Work to do:
Print, word for word, every line from the beginning of the listing up to and including the line with "(title) at (966,119)". Pictures are to be excluded.

--- start Data lines ---

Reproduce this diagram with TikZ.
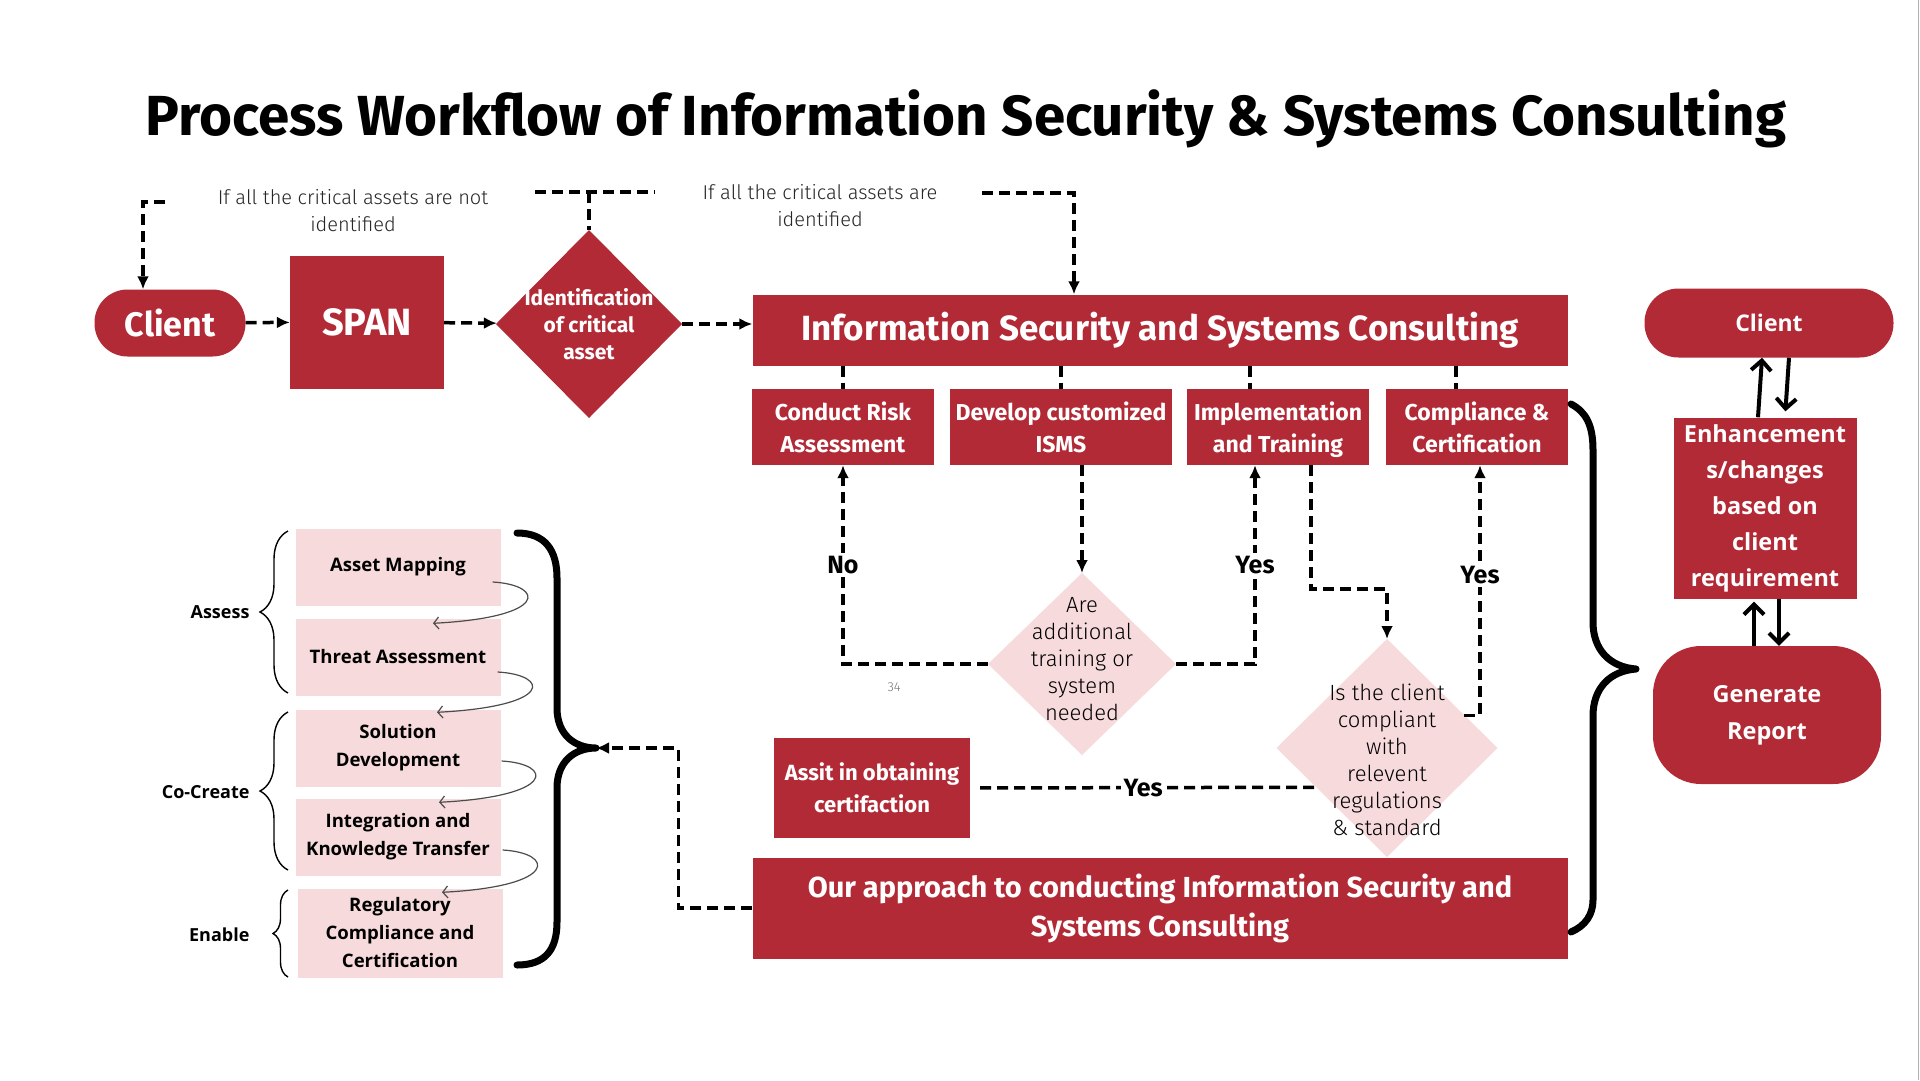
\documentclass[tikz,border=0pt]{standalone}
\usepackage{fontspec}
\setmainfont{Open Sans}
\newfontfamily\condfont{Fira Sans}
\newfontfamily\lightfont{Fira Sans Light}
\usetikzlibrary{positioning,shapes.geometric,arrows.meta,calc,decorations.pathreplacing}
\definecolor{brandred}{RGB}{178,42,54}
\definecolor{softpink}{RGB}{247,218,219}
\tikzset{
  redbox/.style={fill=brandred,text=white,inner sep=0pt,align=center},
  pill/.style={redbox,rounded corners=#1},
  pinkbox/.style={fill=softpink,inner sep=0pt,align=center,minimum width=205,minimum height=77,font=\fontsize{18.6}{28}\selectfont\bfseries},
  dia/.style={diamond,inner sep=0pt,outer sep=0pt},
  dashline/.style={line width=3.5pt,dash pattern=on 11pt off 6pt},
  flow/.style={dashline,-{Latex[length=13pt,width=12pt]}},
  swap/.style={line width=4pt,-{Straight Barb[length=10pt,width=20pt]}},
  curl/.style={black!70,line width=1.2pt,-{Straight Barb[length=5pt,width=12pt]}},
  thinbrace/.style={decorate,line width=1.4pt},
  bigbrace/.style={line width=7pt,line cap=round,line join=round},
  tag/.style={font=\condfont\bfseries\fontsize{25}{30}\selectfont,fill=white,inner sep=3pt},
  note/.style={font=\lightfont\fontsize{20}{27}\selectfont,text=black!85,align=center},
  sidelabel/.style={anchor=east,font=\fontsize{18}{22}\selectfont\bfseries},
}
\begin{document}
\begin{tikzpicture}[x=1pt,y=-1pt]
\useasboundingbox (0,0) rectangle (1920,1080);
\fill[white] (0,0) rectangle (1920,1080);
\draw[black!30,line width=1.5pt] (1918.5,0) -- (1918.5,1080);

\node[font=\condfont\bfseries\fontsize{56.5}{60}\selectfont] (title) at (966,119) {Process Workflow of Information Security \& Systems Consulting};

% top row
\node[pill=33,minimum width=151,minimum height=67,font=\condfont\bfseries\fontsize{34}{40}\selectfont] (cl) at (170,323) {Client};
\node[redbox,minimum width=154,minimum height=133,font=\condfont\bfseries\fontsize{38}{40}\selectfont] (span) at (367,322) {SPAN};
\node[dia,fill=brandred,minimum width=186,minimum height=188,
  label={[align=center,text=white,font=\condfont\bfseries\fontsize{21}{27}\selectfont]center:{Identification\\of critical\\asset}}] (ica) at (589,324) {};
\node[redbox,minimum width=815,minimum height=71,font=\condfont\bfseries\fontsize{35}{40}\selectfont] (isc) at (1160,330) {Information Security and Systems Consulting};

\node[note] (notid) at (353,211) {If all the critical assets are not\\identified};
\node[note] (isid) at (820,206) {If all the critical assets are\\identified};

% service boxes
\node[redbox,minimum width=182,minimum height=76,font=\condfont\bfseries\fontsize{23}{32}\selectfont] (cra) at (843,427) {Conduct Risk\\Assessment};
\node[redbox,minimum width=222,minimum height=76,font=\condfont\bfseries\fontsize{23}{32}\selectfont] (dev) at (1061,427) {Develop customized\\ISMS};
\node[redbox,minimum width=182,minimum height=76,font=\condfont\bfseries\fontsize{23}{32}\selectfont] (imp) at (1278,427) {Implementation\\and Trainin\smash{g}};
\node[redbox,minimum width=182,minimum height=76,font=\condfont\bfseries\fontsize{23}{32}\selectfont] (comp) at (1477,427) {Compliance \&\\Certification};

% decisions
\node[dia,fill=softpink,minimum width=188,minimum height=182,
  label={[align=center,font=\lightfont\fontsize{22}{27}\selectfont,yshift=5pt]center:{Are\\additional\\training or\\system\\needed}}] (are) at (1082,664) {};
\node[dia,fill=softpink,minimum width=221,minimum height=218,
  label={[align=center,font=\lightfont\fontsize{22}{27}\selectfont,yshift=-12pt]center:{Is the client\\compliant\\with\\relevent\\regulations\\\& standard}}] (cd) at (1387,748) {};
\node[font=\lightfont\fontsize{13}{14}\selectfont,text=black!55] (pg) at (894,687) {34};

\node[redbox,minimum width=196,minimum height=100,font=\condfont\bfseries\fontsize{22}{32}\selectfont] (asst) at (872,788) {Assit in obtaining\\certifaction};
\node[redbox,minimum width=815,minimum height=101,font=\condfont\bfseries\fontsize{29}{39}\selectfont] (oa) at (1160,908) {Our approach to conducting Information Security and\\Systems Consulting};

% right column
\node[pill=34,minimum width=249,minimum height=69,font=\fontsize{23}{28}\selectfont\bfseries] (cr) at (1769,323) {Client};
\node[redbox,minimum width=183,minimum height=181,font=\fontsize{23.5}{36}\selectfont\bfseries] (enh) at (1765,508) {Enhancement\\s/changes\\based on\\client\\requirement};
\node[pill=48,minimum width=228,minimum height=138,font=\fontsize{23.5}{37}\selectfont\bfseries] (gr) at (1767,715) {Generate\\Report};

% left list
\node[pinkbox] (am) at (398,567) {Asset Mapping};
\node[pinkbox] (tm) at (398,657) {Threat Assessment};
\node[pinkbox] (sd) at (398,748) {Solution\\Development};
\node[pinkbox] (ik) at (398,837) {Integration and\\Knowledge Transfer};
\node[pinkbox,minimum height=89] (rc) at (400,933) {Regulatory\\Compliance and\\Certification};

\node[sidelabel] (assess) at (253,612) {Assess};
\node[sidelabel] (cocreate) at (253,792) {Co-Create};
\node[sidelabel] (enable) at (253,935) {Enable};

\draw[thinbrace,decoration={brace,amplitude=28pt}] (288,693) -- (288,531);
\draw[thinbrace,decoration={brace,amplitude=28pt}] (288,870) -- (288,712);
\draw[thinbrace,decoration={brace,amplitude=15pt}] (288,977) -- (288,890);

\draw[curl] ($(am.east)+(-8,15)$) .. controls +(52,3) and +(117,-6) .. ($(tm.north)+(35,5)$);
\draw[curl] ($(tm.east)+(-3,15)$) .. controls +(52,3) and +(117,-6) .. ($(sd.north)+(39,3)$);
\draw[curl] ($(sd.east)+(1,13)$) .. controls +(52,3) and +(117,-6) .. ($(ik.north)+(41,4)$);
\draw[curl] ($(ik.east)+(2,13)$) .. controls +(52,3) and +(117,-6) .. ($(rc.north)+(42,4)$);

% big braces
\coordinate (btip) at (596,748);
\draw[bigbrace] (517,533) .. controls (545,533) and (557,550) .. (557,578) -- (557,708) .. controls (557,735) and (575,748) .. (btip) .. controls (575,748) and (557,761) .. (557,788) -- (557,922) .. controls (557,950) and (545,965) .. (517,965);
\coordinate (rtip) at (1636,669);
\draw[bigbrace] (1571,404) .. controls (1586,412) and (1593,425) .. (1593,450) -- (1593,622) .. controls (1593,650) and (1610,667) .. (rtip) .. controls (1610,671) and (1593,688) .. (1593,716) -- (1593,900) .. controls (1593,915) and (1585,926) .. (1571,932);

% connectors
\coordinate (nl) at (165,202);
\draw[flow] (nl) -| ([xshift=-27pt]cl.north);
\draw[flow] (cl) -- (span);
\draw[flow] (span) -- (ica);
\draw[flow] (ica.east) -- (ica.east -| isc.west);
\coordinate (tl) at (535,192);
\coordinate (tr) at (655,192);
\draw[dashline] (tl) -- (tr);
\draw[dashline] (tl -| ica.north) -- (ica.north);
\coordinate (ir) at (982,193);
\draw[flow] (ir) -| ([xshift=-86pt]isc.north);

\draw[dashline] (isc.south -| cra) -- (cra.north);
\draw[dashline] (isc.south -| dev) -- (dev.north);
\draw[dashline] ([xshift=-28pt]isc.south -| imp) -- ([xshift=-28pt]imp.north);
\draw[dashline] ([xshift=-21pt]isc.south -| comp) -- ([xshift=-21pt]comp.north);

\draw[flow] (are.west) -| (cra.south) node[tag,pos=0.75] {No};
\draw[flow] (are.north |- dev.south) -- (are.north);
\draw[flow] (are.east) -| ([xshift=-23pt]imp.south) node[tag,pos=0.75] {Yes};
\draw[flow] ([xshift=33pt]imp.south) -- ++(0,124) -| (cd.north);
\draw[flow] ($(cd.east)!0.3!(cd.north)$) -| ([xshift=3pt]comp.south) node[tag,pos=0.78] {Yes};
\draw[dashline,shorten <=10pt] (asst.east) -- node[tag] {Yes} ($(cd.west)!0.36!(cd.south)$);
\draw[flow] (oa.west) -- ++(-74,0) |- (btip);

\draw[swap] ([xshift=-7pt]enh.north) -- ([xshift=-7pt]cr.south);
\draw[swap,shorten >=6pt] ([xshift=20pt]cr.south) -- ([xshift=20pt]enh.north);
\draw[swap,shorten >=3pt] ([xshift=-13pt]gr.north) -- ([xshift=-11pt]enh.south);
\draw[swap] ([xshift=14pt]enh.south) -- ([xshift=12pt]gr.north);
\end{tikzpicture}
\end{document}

--- end Data lines ---

Reply to the task:
Reproduce this diagram with TikZ.
\documentclass[tikz,border=0pt]{standalone}
\usepackage{fontspec}
\setmainfont{Open Sans}
\newfontfamily\condfont{Fira Sans}
\newfontfamily\lightfont{Fira Sans Light}
\usetikzlibrary{positioning,shapes.geometric,arrows.meta,calc,decorations.pathreplacing}
\definecolor{brandred}{RGB}{178,42,54}
\definecolor{softpink}{RGB}{247,218,219}
\tikzset{
  redbox/.style={fill=brandred,text=white,inner sep=0pt,align=center},
  pill/.style={redbox,rounded corners=#1},
  pinkbox/.style={fill=softpink,inner sep=0pt,align=center,minimum width=205,minimum height=77,font=\fontsize{18.6}{28}\selectfont\bfseries},
  dia/.style={diamond,inner sep=0pt,outer sep=0pt},
  dashline/.style={line width=3.5pt,dash pattern=on 11pt off 6pt},
  flow/.style={dashline,-{Latex[length=13pt,width=12pt]}},
  swap/.style={line width=4pt,-{Straight Barb[length=10pt,width=20pt]}},
  curl/.style={black!70,line width=1.2pt,-{Straight Barb[length=5pt,width=12pt]}},
  thinbrace/.style={decorate,line width=1.4pt},
  bigbrace/.style={line width=7pt,line cap=round,line join=round},
  tag/.style={font=\condfont\bfseries\fontsize{25}{30}\selectfont,fill=white,inner sep=3pt},
  note/.style={font=\lightfont\fontsize{20}{27}\selectfont,text=black!85,align=center},
  sidelabel/.style={anchor=east,font=\fontsize{18}{22}\selectfont\bfseries},
}
\begin{document}
\begin{tikzpicture}[x=1pt,y=-1pt]
\useasboundingbox (0,0) rectangle (1920,1080);
\fill[white] (0,0) rectangle (1920,1080);
\draw[black!30,line width=1.5pt] (1918.5,0) -- (1918.5,1080);

\node[font=\condfont\bfseries\fontsize{56.5}{60}\selectfont] (title) at (966,119) {Process Workflow of Information Security \& Systems Consulting};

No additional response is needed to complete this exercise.